» Task to complete: Without including any pictures, write out the listing below exactly.

━━━ Information shown

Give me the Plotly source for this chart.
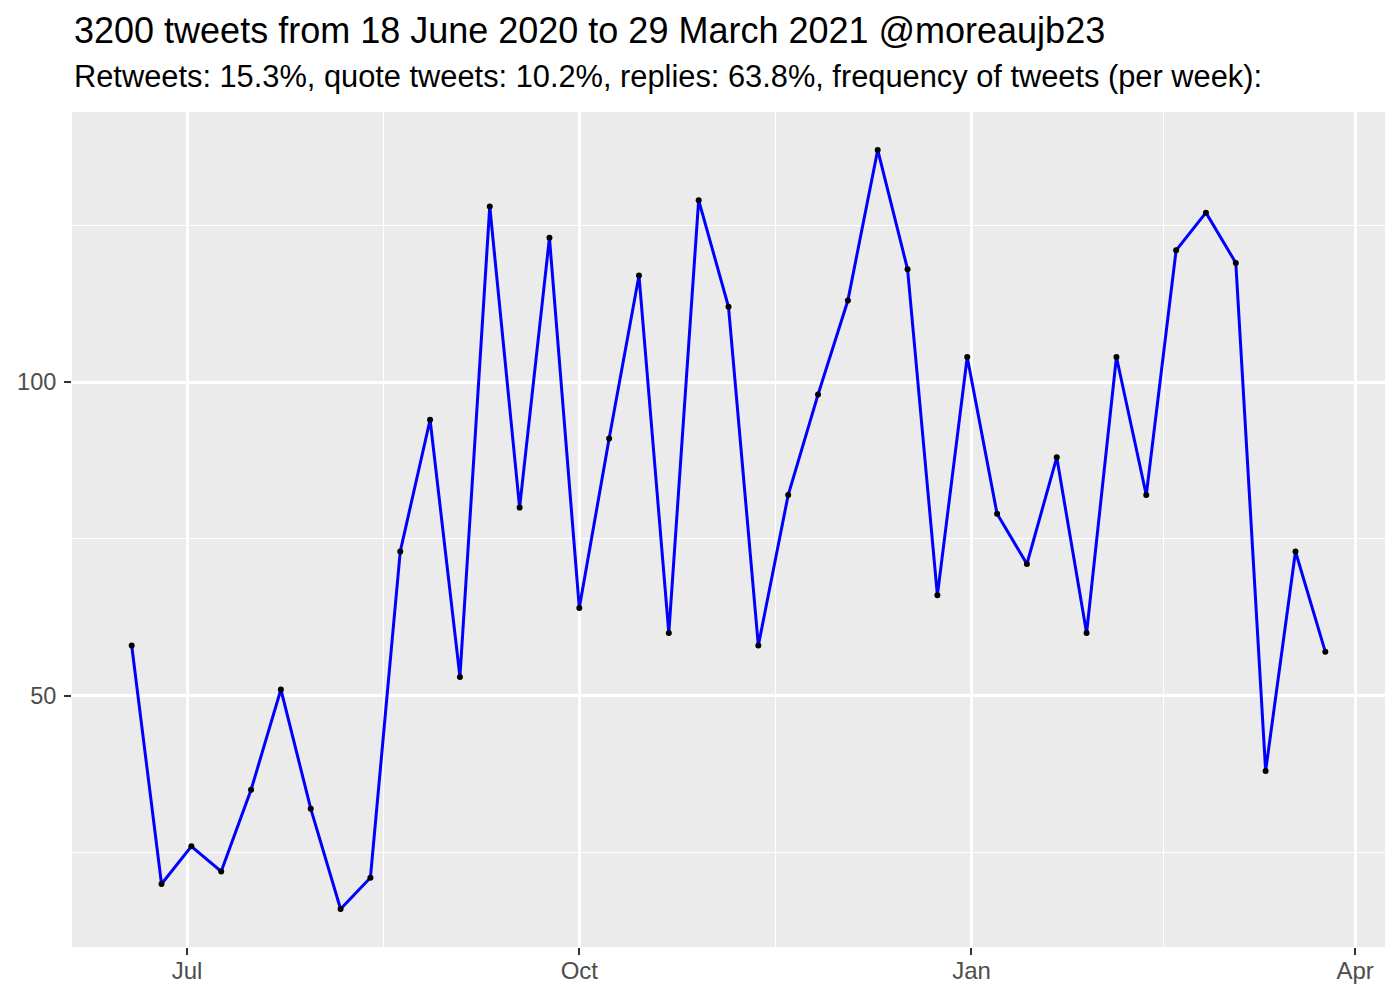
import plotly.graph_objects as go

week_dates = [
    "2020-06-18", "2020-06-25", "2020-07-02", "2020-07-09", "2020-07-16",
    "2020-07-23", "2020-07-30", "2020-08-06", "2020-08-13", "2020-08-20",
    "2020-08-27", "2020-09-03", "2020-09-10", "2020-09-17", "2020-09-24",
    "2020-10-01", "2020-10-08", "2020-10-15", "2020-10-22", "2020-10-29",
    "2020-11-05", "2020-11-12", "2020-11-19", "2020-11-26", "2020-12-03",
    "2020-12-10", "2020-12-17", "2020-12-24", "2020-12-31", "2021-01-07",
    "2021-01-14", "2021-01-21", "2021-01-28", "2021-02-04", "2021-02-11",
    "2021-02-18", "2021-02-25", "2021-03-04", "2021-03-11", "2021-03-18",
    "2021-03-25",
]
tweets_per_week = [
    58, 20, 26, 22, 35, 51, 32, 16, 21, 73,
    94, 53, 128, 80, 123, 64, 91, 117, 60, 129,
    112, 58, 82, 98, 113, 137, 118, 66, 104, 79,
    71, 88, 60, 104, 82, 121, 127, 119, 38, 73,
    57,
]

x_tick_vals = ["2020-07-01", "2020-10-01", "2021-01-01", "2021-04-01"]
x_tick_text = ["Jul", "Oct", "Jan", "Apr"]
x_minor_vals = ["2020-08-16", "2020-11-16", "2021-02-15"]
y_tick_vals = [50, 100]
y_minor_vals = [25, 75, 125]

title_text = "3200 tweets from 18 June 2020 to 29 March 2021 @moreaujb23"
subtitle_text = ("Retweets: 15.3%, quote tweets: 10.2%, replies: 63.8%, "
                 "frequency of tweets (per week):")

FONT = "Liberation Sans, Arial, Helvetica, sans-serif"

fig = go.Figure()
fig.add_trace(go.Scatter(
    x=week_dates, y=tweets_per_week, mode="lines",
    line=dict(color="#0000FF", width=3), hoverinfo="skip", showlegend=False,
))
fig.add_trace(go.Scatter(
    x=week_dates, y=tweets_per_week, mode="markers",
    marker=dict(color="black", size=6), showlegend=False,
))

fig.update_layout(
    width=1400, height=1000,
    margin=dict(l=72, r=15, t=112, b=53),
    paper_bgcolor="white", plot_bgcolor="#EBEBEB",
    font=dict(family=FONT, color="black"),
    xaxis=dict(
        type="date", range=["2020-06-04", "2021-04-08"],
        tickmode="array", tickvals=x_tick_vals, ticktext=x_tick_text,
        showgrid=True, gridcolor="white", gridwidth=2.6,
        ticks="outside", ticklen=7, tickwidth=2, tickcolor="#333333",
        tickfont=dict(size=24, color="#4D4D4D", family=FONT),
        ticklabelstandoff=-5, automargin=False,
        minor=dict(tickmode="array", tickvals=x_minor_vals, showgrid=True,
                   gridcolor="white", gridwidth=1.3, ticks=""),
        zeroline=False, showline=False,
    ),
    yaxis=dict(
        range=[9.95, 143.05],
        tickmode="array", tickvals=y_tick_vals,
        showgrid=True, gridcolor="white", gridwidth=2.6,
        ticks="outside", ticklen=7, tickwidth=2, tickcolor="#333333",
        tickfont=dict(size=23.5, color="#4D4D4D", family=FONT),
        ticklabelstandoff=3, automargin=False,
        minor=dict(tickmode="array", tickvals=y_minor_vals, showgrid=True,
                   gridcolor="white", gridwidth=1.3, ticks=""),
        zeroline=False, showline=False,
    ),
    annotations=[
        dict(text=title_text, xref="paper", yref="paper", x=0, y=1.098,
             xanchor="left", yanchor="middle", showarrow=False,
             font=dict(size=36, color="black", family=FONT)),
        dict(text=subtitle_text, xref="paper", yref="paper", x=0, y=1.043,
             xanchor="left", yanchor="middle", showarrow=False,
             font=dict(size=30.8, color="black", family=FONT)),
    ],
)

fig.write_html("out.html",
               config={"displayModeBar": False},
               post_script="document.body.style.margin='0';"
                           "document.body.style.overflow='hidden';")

━━━━━━

» Worked solution:
Give me the Plotly source for this chart.
import plotly.graph_objects as go

week_dates = [
    "2020-06-18", "2020-06-25", "2020-07-02", "2020-07-09", "2020-07-16",
    "2020-07-23", "2020-07-30", "2020-08-06", "2020-08-13", "2020-08-20",
    "2020-08-27", "2020-09-03", "2020-09-10", "2020-09-17", "2020-09-24",
    "2020-10-01", "2020-10-08", "2020-10-15", "2020-10-22", "2020-10-29",
    "2020-11-05", "2020-11-12", "2020-11-19", "2020-11-26", "2020-12-03",
    "2020-12-10", "2020-12-17", "2020-12-24", "2020-12-31", "2021-01-07",
    "2021-01-14", "2021-01-21", "2021-01-28", "2021-02-04", "2021-02-11",
    "2021-02-18", "2021-02-25", "2021-03-04", "2021-03-11", "2021-03-18",
    "2021-03-25",
]
tweets_per_week = [
    58, 20, 26, 22, 35, 51, 32, 16, 21, 73,
    94, 53, 128, 80, 123, 64, 91, 117, 60, 129,
    112, 58, 82, 98, 113, 137, 118, 66, 104, 79,
    71, 88, 60, 104, 82, 121, 127, 119, 38, 73,
    57,
]

x_tick_vals = ["2020-07-01", "2020-10-01", "2021-01-01", "2021-04-01"]
x_tick_text = ["Jul", "Oct", "Jan", "Apr"]
x_minor_vals = ["2020-08-16", "2020-11-16", "2021-02-15"]
y_tick_vals = [50, 100]
y_minor_vals = [25, 75, 125]

title_text = "3200 tweets from 18 June 2020 to 29 March 2021 @moreaujb23"
subtitle_text = ("Retweets: 15.3%, quote tweets: 10.2%, replies: 63.8%, "
                 "frequency of tweets (per week):")

FONT = "Liberation Sans, Arial, Helvetica, sans-serif"

fig = go.Figure()
fig.add_trace(go.Scatter(
    x=week_dates, y=tweets_per_week, mode="lines",
    line=dict(color="#0000FF", width=3), hoverinfo="skip", showlegend=False,
))
fig.add_trace(go.Scatter(
    x=week_dates, y=tweets_per_week, mode="markers",
    marker=dict(color="black", size=6), showlegend=False,
))

fig.update_layout(
    width=1400, height=1000,
    margin=dict(l=72, r=15, t=112, b=53),
    paper_bgcolor="white", plot_bgcolor="#EBEBEB",
    font=dict(family=FONT, color="black"),
    xaxis=dict(
        type="date", range=["2020-06-04", "2021-04-08"],
        tickmode="array", tickvals=x_tick_vals, ticktext=x_tick_text,
        showgrid=True, gridcolor="white", gridwidth=2.6,
        ticks="outside", ticklen=7, tickwidth=2, tickcolor="#333333",
        tickfont=dict(size=24, color="#4D4D4D", family=FONT),
        ticklabelstandoff=-5, automargin=False,
        minor=dict(tickmode="array", tickvals=x_minor_vals, showgrid=True,
                   gridcolor="white", gridwidth=1.3, ticks=""),
        zeroline=False, showline=False,
    ),
    yaxis=dict(
        range=[9.95, 143.05],
        tickmode="array", tickvals=y_tick_vals,
        showgrid=True, gridcolor="white", gridwidth=2.6,
        ticks="outside", ticklen=7, tickwidth=2, tickcolor="#333333",
        tickfont=dict(size=23.5, color="#4D4D4D", family=FONT),
        ticklabelstandoff=3, automargin=False,
        minor=dict(tickmode="array", tickvals=y_minor_vals, showgrid=True,
                   gridcolor="white", gridwidth=1.3, ticks=""),
        zeroline=False, showline=False,
    ),
    annotations=[
        dict(text=title_text, xref="paper", yref="paper", x=0, y=1.098,
             xanchor="left", yanchor="middle", showarrow=False,
             font=dict(size=36, color="black", family=FONT)),
        dict(text=subtitle_text, xref="paper", yref="paper", x=0, y=1.043,
             xanchor="left", yanchor="middle", showarrow=False,
             font=dict(size=30.8, color="black", family=FONT)),
    ],
)

fig.write_html("out.html",
               config={"displayModeBar": False},
               post_script="document.body.style.margin='0';"
                           "document.body.style.overflow='hidden';")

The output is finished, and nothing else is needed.